Im hoping to make a start on the neck. This will involve cutting the wood to the right thickness and rough shape. I was then hoping to use the router table and my template to cut the profile of the neck before finishing the shaping by hand.
Ive currently just done the basic woodworking induction but Im thinking some of the jobs will involve using the machines Ive not been inducted on.
Would any of the @woodtechs be available at some point to discuss the best way forward with this project
I’ve been making some progress on the neck, here are a few picks of the process.
Howard helped me cut the neck blank down to thickness. I then used the Lazer cutter to mark out the outline and fret positions on the blank. I then roughly cut the outline of neck using a jigsaw.
Then I cut the fret slots using the Lazer etching to start the slots, this works really well!
I put in the fret dots, and cut the head stock to thickness. The madcat has a tear drop shaped walnut flourish on the headstock so I made a round wallnut rod and glued it into the headstock at roughly the right spot.
I forgot to take photos of the carving process, which was basically a cases of marking and rasping out facets along the length of the next to get the back of the neck profile, and then blending the heal and head stock using a rasp/sandpaper. The fretboard was shaped using a radiused sanding block.
Ive been making some progress on the body and its looking good, Ill post some pictures soon.
In the mean time here is the ‘finished’ neck. I stained the neck amber with water based stain and then used a brush to apply some water based polyurethane top coat.
I then level sanded the finish with some high grit sandpaper and buffed with a cloth buffing wheel in my drill/driver.

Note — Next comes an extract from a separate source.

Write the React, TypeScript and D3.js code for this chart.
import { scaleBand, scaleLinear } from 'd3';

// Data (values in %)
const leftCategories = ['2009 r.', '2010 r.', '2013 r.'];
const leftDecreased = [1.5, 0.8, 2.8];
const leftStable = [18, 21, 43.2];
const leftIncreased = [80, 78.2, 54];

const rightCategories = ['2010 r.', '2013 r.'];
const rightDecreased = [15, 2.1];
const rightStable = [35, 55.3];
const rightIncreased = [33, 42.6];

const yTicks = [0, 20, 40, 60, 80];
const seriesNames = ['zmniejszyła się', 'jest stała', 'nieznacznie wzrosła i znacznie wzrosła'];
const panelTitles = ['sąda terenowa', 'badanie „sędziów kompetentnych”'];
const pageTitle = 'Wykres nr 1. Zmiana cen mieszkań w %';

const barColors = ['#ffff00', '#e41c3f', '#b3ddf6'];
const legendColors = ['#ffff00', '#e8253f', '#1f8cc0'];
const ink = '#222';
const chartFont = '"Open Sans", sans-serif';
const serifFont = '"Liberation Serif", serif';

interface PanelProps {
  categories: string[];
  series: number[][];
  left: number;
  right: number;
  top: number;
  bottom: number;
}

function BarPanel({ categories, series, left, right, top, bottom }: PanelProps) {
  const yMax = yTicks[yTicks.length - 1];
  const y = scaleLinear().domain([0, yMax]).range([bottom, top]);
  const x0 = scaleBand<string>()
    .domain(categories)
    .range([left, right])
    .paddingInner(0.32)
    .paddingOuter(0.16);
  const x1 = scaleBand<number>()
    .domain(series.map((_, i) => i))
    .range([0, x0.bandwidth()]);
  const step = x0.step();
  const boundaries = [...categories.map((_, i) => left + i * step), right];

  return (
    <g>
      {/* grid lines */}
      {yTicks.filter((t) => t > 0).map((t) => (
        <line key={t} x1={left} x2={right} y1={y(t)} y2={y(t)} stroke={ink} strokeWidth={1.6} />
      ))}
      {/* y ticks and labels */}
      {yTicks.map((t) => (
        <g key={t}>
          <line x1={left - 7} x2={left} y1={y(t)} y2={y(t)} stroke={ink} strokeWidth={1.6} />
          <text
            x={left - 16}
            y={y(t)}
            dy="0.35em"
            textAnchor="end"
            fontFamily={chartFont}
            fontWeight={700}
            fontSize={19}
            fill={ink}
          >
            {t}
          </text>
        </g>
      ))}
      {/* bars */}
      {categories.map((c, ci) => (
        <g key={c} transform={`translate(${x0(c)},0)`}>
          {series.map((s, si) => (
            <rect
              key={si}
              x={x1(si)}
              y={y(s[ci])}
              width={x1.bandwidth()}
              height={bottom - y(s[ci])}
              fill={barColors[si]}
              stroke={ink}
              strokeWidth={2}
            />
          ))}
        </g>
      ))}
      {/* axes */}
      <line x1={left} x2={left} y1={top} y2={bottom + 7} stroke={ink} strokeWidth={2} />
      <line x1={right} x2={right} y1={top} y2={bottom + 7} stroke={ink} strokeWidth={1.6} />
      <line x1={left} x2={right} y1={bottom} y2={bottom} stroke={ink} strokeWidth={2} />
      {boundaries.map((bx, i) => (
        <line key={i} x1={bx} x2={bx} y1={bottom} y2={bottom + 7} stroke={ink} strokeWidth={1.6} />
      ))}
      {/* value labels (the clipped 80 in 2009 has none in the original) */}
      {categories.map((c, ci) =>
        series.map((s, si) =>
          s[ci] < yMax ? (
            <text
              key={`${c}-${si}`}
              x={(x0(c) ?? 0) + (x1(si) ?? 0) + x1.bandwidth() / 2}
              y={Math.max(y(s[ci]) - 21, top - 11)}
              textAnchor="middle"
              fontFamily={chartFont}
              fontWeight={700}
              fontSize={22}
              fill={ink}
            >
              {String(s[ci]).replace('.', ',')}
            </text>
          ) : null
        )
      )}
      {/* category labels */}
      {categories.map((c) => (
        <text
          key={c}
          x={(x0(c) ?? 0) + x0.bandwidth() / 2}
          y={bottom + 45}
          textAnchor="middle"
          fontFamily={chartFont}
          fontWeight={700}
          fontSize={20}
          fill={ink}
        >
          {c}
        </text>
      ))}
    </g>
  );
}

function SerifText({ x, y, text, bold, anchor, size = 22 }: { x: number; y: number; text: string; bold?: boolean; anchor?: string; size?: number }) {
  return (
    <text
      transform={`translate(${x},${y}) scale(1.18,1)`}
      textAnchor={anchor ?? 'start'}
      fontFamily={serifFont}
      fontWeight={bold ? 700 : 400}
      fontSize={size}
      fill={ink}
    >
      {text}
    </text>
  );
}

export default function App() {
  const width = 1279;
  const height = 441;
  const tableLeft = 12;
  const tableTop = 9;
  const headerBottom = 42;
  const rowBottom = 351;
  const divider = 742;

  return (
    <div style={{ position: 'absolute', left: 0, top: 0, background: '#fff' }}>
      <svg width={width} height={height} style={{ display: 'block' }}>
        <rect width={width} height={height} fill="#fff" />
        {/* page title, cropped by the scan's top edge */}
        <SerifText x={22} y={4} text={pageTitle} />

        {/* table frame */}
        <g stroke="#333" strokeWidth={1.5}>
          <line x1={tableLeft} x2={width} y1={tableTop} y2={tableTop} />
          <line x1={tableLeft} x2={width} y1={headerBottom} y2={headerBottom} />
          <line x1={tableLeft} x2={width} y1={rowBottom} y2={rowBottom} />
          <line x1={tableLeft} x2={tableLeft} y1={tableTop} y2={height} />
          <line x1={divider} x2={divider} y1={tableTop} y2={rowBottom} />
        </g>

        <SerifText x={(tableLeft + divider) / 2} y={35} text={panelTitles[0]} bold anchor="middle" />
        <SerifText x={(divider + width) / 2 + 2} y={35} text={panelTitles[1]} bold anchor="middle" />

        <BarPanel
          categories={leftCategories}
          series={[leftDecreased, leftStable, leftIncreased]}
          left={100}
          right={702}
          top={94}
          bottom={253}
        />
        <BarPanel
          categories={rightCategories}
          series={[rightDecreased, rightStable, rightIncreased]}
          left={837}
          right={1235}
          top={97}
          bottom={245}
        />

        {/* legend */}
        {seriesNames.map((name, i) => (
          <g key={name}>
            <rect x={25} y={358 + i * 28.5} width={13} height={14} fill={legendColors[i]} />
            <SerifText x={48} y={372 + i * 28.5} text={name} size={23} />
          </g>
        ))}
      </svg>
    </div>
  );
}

Despite my best efforts with the jointing plane the glued up body wasnt completely flat, so I went at the top and bottom surfaces with the jointing plane and surprisingly they came out pretty nicely.
Ive never really realised what a great tool the card scraper is, it fills a gap between planing and sanding. I dont think there would be a better tool for working on this binding.
I drilled out all the various holes for the wiring and sanded everything for finishing. Im feeling pretty pleased with the results
Im currently battling with getting the finish right, and the last piece in the puzzle is to cut the various acrylic scratch plates. Then its just a case of screwing it all together
I’ve been having a problem where the finish is dissolving the water based dye out of the wood and leaving ugly splodges and spreading the dye onto the undyed bits.
I’m thinking if I was spraying the finish it wouldn’t be a problem.
In the short term I got some aerosol cellulose sanding sealer to seal the dye in before brushing the poly over the top. Looks like it might have solved the problem.
If anyone has any wisdom around this aspect of finishing I would be super interested in hearing about it😁
Maybe do a test with paraloid b72. It’s used by conservators for fixing/sealing, including e,g, delicate paint on wood panels. It’s clear, and can then coat over that if needed - but might not be. Probably dissolve in 80% acetone for a protective coating.
Oil based sealer is a good way to solve the problem. However, compatibility between finishes is something which doesn’t always accord with what one imagines. It’s always best to test or check with the manufacturer.
It’s too late now but, using oil or spirit stain beneath water based finishes largely solves the issue. Or of course you could use oil based finish over water stain.
Interesting, I’m guessing I would need to spray that as well, ie the water based stain would probably dissolve in the acetone and get mushed around if you were brushing/rubbing it on?
If I had a spray gun I think I could just spray a thin coat of watered down top coat which would be ideal I guess for compatibility reasons.